Занимаясь в этом классе, я достиг определенных успехов и чувствовал себя довольно уверенно. До самого последнего занятия все натурщицы, которых мы рисовали, были довольно полными и бесформенными; рисовать их было очень интересно. Но на последнее занятие в качестве натурщицы пришла симпатичная идеально сложенная блондинка. Именно тогда я обнаружил, что по-прежнему не умею рисовать: я не сумел добиться ничего, что хоть сколько-то напоминало бы эту красавицу! С прежними натурщицами, даже если нарисуешь что-то немного больше или немного меньше, разницы особой не было, потому что формы-то все равно нет. Но когда пытаешься нарисовать что-то, что так хорошо смотрится вместе, то обмануть себя не удается: все должно быть точно так, как оно есть!
Во время одного перерыва я подслушал, как один парень, который действительно умел рисовать, спрашивает у натурщицы, не согласится ли она позировать для него отдельно. Она согласилась. «Хорошо. Но у меня еще нет студии. Сначала я должен уладить этот вопрос».
Я понял, что многому могу научиться у этого парня и что если я сейчас ничего не сделаю, то у меня больше никогда не будет возможности нарисовать эту симпатичную натурщицу. «Извините меня, – сказал я ему, – в моем доме на первом этаже есть комната, которую можно использовать в качестве студии».
Оба согласились. Я показал несколько рисунков этого парня моему другу Джерри, но тот ужаснулся. «Это вовсе не такие уж хорошие рисунки», – сказал он, потом попытался объяснить, почему, но я так и не понял.
До тех пор пока я не начал учиться рисованию, я никогда особо не любил разглядывать картины. Я не слишком ценил искусство, и лишь изредка восторгался им, как это случилось однажды в японском музее.

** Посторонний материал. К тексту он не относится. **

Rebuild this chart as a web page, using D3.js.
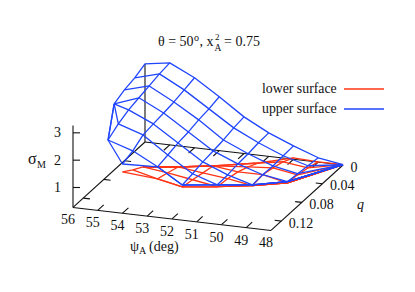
<!DOCTYPE html>
<html lang="en">
<head>
  <meta charset="UTF-8">
  <title>sigma_M surface</title>
  <style>
    body { margin: 0; background: #fff; }
    text { font-family: "Liberation Serif", serif; fill: #111; }
  </style>
</head>
<body>
  <svg></svg>
<script src="https://cdn.jsdelivr.net/npm/d3@7"></script>
<script>
const width = 415;
const height = 292;

const psiValues = [56, 55, 54, 53, 52, 51, 50, 49, 48];
const qValues = [0, 0.02, 0.04, 0.06, 0.08, 0.1, 0.12, 0.14];
const psiTicks = [56, 55, 54, 53, 52, 51, 50, 49, 48];
const qTicks = [0, 0.04, 0.08, 0.12];
const sigmaTicks = [1, 2, 3];

// rows are q, columns are psi; null = outside the computed region
const upperSigma = [
  [3.13, 3.27, 2.83, 2.24, 1.61, 1.13, 0.76, 0.43, 0.28],
  [2.96, 3.21, 2.73, 2.14, 1.55, 1.11, 0.74, 0.48, null],
  [2.86, 3.11, 2.63, 2.08, 1.45, 1.05, 0.71, 0.53, null],
  [2.69, 3.02, 2.57, 1.98, 1.39, 1.02, 0.73, 0.58, null],
  [null, 2.92, 2.51, 1.92, 1.33, 0.96, 0.70, null, null],
  [null, 2.75, 2.45, 1.82, 1.24, 0.94, null, null, null],
  [null, 2.50, 2.21, 1.73, 1.17, null, null, null, null],
  [null, null, 2.07, null, null, null, null, null, null]
];
const lowerSigma = [
  [null, null, null, null, null, null, 0.32, 0.28, 0.28],
  [null, null, null, null, null, 0.37, 0.52, 0.40, null],
  [null, null, null, null, null, 0.57, 0.64, 0.49, null],
  [null, null, null, null, 0.84, 0.73, 0.73, 0.54, null],
  [null, null, null, 1.04, 0.93, 0.82, 0.67, null, null],
  [null, null, 1.28, 1.17, 1.02, 0.87, null, null, null],
  [null, null, 1.51, 1.29, 1.10, null, null, null, null],
  [null, null, 1.78, null, null, null, null, null, null]
];

const svg = d3.select('svg')
  .attr('width', width)
  .attr('height', height)
  .style('display', 'block');

// oblique projection of the gnuplot view
const psiX = d3.scaleLinear().domain([56, 48]).range([145, 343]);
const psiY = d3.scaleLinear().domain([56, 48]).range([142, 165]);
const qX = d3.scaleLinear().domain([0, 0.14]).range([0, -72]);
const qY = d3.scaleLinear().domain([0, 0.14]).range([0, 65.45]);
const zY = d3.scaleLinear().domain([0.27, 3.27]).range([0, -82]);

const project = (psi, q, s) => [
  psiX(psi) + qX(q),
  psiY(psi) + qY(q) + zY(s)
];
const line = d3.line();
const zMin = zY.domain()[0];
const qMax = 0.14;
const blue = '#1f45ff';
const red = '#ff3517';

// points outside the region fall back on the nearest row of the same column
function nodeAt(grid, j, a) {
  let best = null;
  grid.forEach((row, k) => {
    if (row[a] !== null && (best === null || Math.abs(k - j) < Math.abs(best - j))) best = k;
  });
  if (best === null) return null;
  return project(psiValues[a], qValues[best], grid[best][a]);
}

function drawSurface(grid, color) {
  const g = svg.append('g')
    .attr('fill', 'none')
    .attr('stroke', color)
    .attr('stroke-width', 1.3)
    .attr('stroke-linejoin', 'round');
  const rows = qValues.map((q, j) => psiValues.map((p, a) => nodeAt(grid, j, a)).filter(d => d));
  const cols = psiValues.map((p, a) => qValues
    .map((q, j) => grid[j][a] === null ? null : project(p, q, grid[j][a]))
    .filter(d => d));
  g.selectAll('path.row').data(rows).enter().append('path').attr('class', 'row').attr('d', line);
  g.selectAll('path.col').data(cols.filter(d => d.length > 1)).enter().append('path').attr('class', 'col').attr('d', line);
}

// base frame and ticks
const axes = svg.append('g').attr('stroke', '#111').attr('stroke-width', 1.1).attr('fill', 'none');
const frame = [
  [[56, qMax, zMin], [48, qMax, zMin]],
  [[48, qMax, zMin], [48, 0, zMin]],
  [[56, qMax, zMin], [56, 0, zMin]],
  [[56, 0, zMin], [48, 0, zMin]],
  [[56, qMax, zMin], [56, qMax, 3.27]],
  [[56, 0, zMin], [56, 0, upperSigma[0][0]]]
];
axes.selectAll('path.frame').data(frame).enter().append('path')
  .attr('class', 'frame')
  .attr('d', d => line(d.map(p => project(p[0], p[1], p[2]))));

const tickPsi = 0.27;
const tickQ = 0.0115;
const tickLines = [];
psiTicks.slice(1, -1).forEach(p => {
  tickLines.push([project(p, qMax, zMin), project(p, qMax - tickQ, zMin)]);
  tickLines.push([project(p, 0, zMin), project(p, tickQ, zMin)]);
});
qTicks.slice(1).forEach(q => {
  tickLines.push([project(48, q, zMin), project(48 + tickPsi, q, zMin)]);
  tickLines.push([project(56, q, zMin), project(56 - tickPsi, q, zMin)]);
});
sigmaTicks.forEach(s => {
  const p = project(56, qMax, s);
  tickLines.push([p, [p[0] + 7, p[1]]]);
});
axes.selectAll('path.tick').data(tickLines).enter().append('path')
  .attr('class', 'tick')
  .attr('d', line);

drawSurface(lowerSigma, red);
drawSurface(upperSigma, blue);

// tick labels
const labels = svg.append('g').attr('font-size', 14);
labels.selectAll('text.psi').data(psiTicks).enter().append('text')
  .attr('class', 'psi')
  .attr('text-anchor', 'middle')
  .attr('x', d => project(d, qMax, zMin)[0] - 5)
  .attr('y', d => project(d, qMax, zMin)[1] + 17)
  .text(d => d);
labels.selectAll('text.q').data(qTicks).enter().append('text')
  .attr('class', 'q')
  .attr('x', d => project(48, d, zMin)[0] + 7.5)
  .attr('y', d => project(48, d, zMin)[1] + 6.5)
  .text(d => d);
labels.selectAll('text.sigma').data(sigmaTicks).enter().append('text')
  .attr('class', 'sigma')
  .attr('text-anchor', 'end')
  .attr('x', 61)
  .attr('y', d => project(56, qMax, d)[1] + 4.5)
  .text(d => d);

// axis names, title, legend
function put(x, y, str, size, style) {
  return svg.append('text')
    .attr('x', x).attr('y', y)
    .attr('font-size', size || 14)
    .attr('font-style', style || 'normal')
    .text(str);
}
put(28, 164, 'σ', 16);
put(37, 168, 'M', 10);
put(357, 209, 'q', 14, 'italic');
put(130, 251, 'ψ', 14.5);
put(139, 254, 'A', 10);
put(149, 251, '(deg)', 14);

put(158, 46, 'θ = 50', 14);
put(194, 41, 'o', 10);
put(199.5, 46, ', x', 14);
put(215, 40, '2', 9);
put(214.5, 51, 'A', 9.5);
put(224, 46, '= 0.75', 14);

const legendNames = ['lower surface', 'upper surface'];
const legendColors = [red, blue];
const legendY = d3.scalePoint().domain(legendNames).range([89, 109]);
legendNames.forEach((name, i) => {
  put(262, legendY(name) + 3.5, name, 13.8);
  svg.append('path')
    .attr('d', line([[344, legendY(name)], [384, legendY(name)]]))
    .attr('stroke', legendColors[i])
    .attr('stroke-width', 1.3);
});
</script>
</body>
</html>
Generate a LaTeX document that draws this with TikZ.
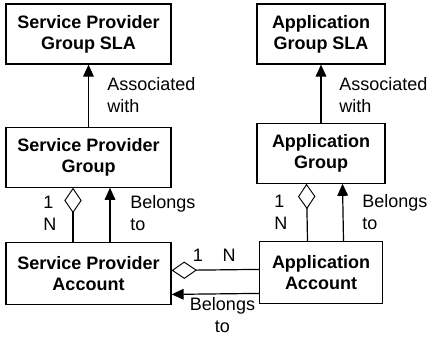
\documentclass[tikz,border=0pt]{standalone}
\usepackage{fontspec}
\setmainfont{Liberation Sans}
\usetikzlibrary{calc,arrows.meta}

\begin{document}
\begin{tikzpicture}[x=0.75pt,y=-0.75pt,
  entity/.style={draw,line width=0.9pt,minimum width=123.75pt,minimum height=45pt,inner sep=0pt,align=center,font=\fontsize{13.5}{15.75}\selectfont\bfseries},
  lbl/.style={inner sep=0pt,align=left,font=\fontsize{13.5}{16.5}\selectfont},
  conn/.style={line width=0.9pt},
  belongs/.style={-{Triangle[length=9pt,width=8pt]}},
  aggr/.style={{Diamond[open,length=19pt,width=13pt,line width=0.7pt]}-}]
  \useasboundingbox (0,0) rectangle (429,337);
  \node[entity] (sp group sla) at (88.5,34) {Service Provider\\Group SLA};
  \node[entity,anchor=north,yshift=-46.5pt] (sp group) at (sp group sla.south) {Service Provider\\Group};
  \node[entity,minimum height=46.5pt,anchor=north,yshift=-40.5pt] (sp account) at (sp group.south) {Service Provider\\Account};
  \node[entity,minimum width=96pt] (app group sla) at (321,34) {Application\\Group SLA};
  \node[entity,minimum width=96pt,anchor=north,yshift=-43.5pt] (app group) at (app group sla.south) {Application\\Group};
  \node[entity,minimum width=92.25pt,minimum height=46.5pt,anchor=north,yshift=-42.75pt] (app account) at (app group.south) {Application\\Account};
  \draw[conn,belongs] (sp group.north) -- (sp group sla.south);
  \draw[conn,belongs] (app group.north) -- (app group sla.south);
  \draw[conn,aggr] ($ (sp group.south) + (-15.5,0) $) -- ($ (sp account.north) + (-15.5,0) $);
  \draw[conn,belongs] ($ (sp account.north) + (21.5,0) $) -- ($ (sp group.south) + (21.5,0) $);
  \draw[conn,aggr] ($ (app group.south) + (-14.5,0) $) -- ($ (app account.north) + (-13.5,0) $);
  \draw[conn,belongs] ($ (app account.north) + (22.5,0) $) -- ($ (app group.south) + (21.5,0) $);
  \draw[conn,aggr] ($ (sp account.east) + (0,-3) $) -- ($ (app account.west) + (0,-3) $);
  \draw[conn,belongs] ($ (app account.west) + (0,21) $) -- ($ (sp account.east) + (0,21) $);
  \node[lbl,anchor=west] (sp assoc) at (107,95) {Associated\\with};
  \node[lbl,anchor=west] (app assoc) at (339,95) {Associated\\with};
  \node[lbl,anchor=west] (sp mult) at (43,213) {1\\N};
  \node[lbl,anchor=west] (sp belongs) at (130,213) {Belongs\\to};
  \node[lbl,anchor=west] (app mult) at (274,212) {1\\N};
  \node[lbl,anchor=west] (app belongs) at (362,212) {Belongs\\to};
  \node[lbl] (acc one) at (198,255) {1};
  \node[lbl] (acc many) at (229,255) {N};
  \node[lbl,align=center] (acc belongs) at (222.5,315) {Belongs\\to};
\end{tikzpicture}
\end{document}
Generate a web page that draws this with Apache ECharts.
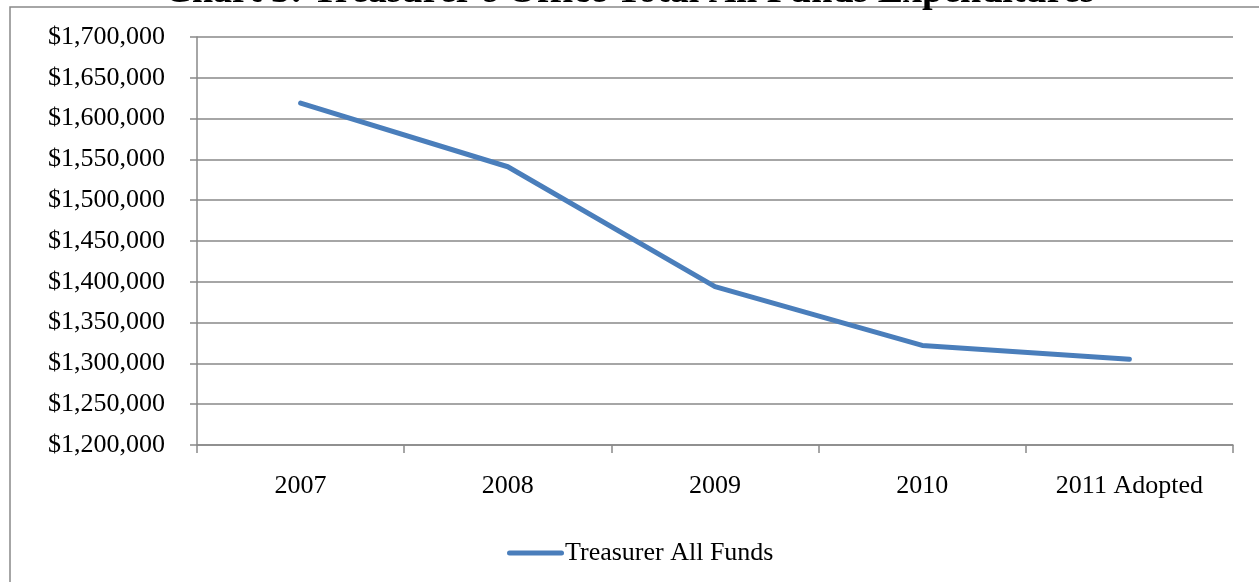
<!DOCTYPE html>
<html>
<head>
<meta charset="utf-8">
<style>
  html, body { margin: 0; padding: 0; background: #fff; }
  #chart { width: 1259px; height: 582px; }
</style>
<script src="https://cdn.jsdelivr.net/npm/echarts@6/dist/echarts.min.js"></script>
</head>
<body>
<div id="chart"></div>
<script>
// Treasurer's Office, total expenditures across all funds
const years = ['2007', '2008', '2009', '2010', '2011 Adopted'];
const allFunds = [1619000, 1541000, 1394000, 1322000, 1305000];
const seriesName = 'Treasurer All Funds';
const chartTitle = "Chart 3: Treasurer's Office Total All Funds Expenditures";

const serif = '"Liberation Serif", "Times New Roman", serif';
const gray = '#898989';

const fmtMoney = v => '$' + Math.round(v).toLocaleString('en-US');

const chart = echarts.init(document.getElementById('chart'), null, { renderer: 'canvas' });

chart.setOption({
  animation: false,
  backgroundColor: '#fff',
  title: {
    text: chartTitle,
    left: 'center',
    top: -27,
    padding: 0,
    textStyle: { fontFamily: serif, fontSize: 38, fontWeight: 'bold', color: '#000' }
  },
  graphic: [{
    type: 'rect',
    z: -1,
    shape: { x: 10, y: 7, width: 1400, height: 800 },
    style: { fill: null, stroke: gray, lineWidth: 1.5 }
  }],
  grid: { left: 197, right: 26, top: 37, bottom: 137, containLabel: false },
  xAxis: {
    type: 'category',
    data: years,
    boundaryGap: true,
    axisLine: { lineStyle: { color: gray, width: 1.5 } },
    axisTick: { show: true, length: 8, inside: false, alignWithLabel: false, lineStyle: { color: gray, width: 1.5 } },
    axisLabel: { margin: 28, fontFamily: serif, fontSize: 26, color: '#000' }
  },
  yAxis: {
    type: 'value',
    min: 1200000,
    max: 1700000,
    interval: 50000,
    axisLine: { show: true, lineStyle: { color: gray, width: 1.5 } },
    axisTick: { show: true, length: 7, inside: false, lineStyle: { color: gray, width: 1.5 } },
    splitLine: { show: true, lineStyle: { color: gray, width: 1.5 } },
    axisLabel: { margin: 32, fontFamily: serif, fontSize: 26, color: '#000', formatter: fmtMoney }
  },
  legend: {
    data: [seriesName],
    left: 502,
    top: 535,
    itemWidth: 57,
    itemHeight: 14,
    itemGap: 0,
    icon: 'path://M2.5,4.5 L54.5,4.5 A2.5,2.5 0 0 1 54.5,9.5 L2.5,9.5 A2.5,2.5 0 0 1 2.5,4.5 Z',
    textStyle: { fontFamily: serif, fontSize: 26, color: '#000', padding: [0, 0, 0, -4] }
  },
  series: [{
    name: seriesName,
    type: 'line',
    data: allFunds,
    symbol: 'none',
    smooth: false,
    itemStyle: { color: '#4A7EBB' },
    lineStyle: { color: '#4A7EBB', width: 5, cap: 'round', join: 'round' }
  }]
});
</script>
</body>
</html>
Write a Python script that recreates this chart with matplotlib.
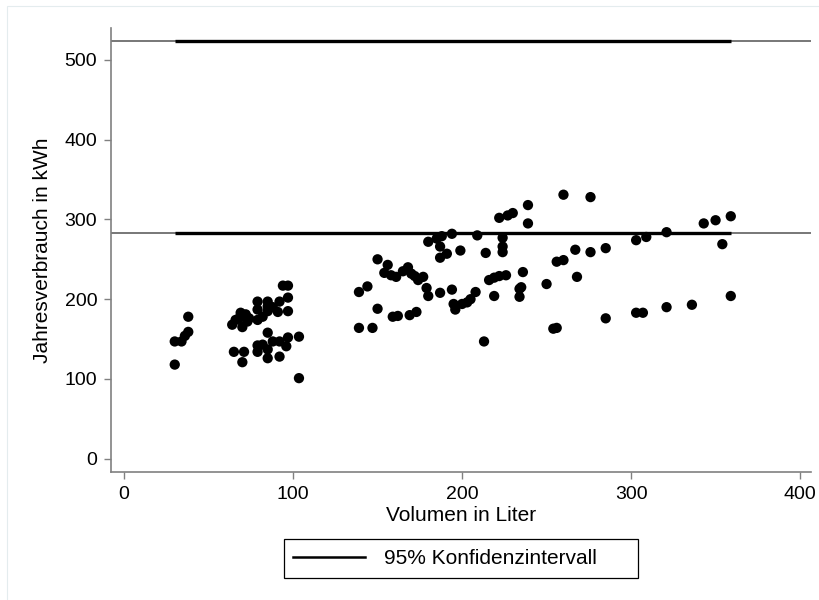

Я увидел картину, написанную на коричневой бумаге, сделанной из бамбука, и мне в ней понравилось именно то, что она представляла собой нечто среднее между несколькими мазками кисти и бамбуком – я мог заставить ее перемещаться взад-вперед, настолько уравновешена она была в своем положении.
Летом, после окончания курса рисования, я отправился на научную конференцию в Италии и подумал, что неплохо было бы увидеть Сикстинскую капеллу. Я приехал туда очень рано утром, купил билет раньше всех и, как только она открылась, побежал вверх по лестнице. Благодаря этому, я получил необычайное удовольствие оттого, что мне на мгновение удалось увидеть всю капеллу и замереть в немом благоговении прежде, чем туда войдет кто-то еще.
Вскоре пришли туристы, вокруг образовались толпы людей, которые говорили на разных языках, показывая то на то, то на это. Я хожу вокруг, поглядывая на потолок. Потом мой взгляд спустился немного ниже, я увидел большие картины в рамах и подумал: «Ух ты! Я о них и не знал».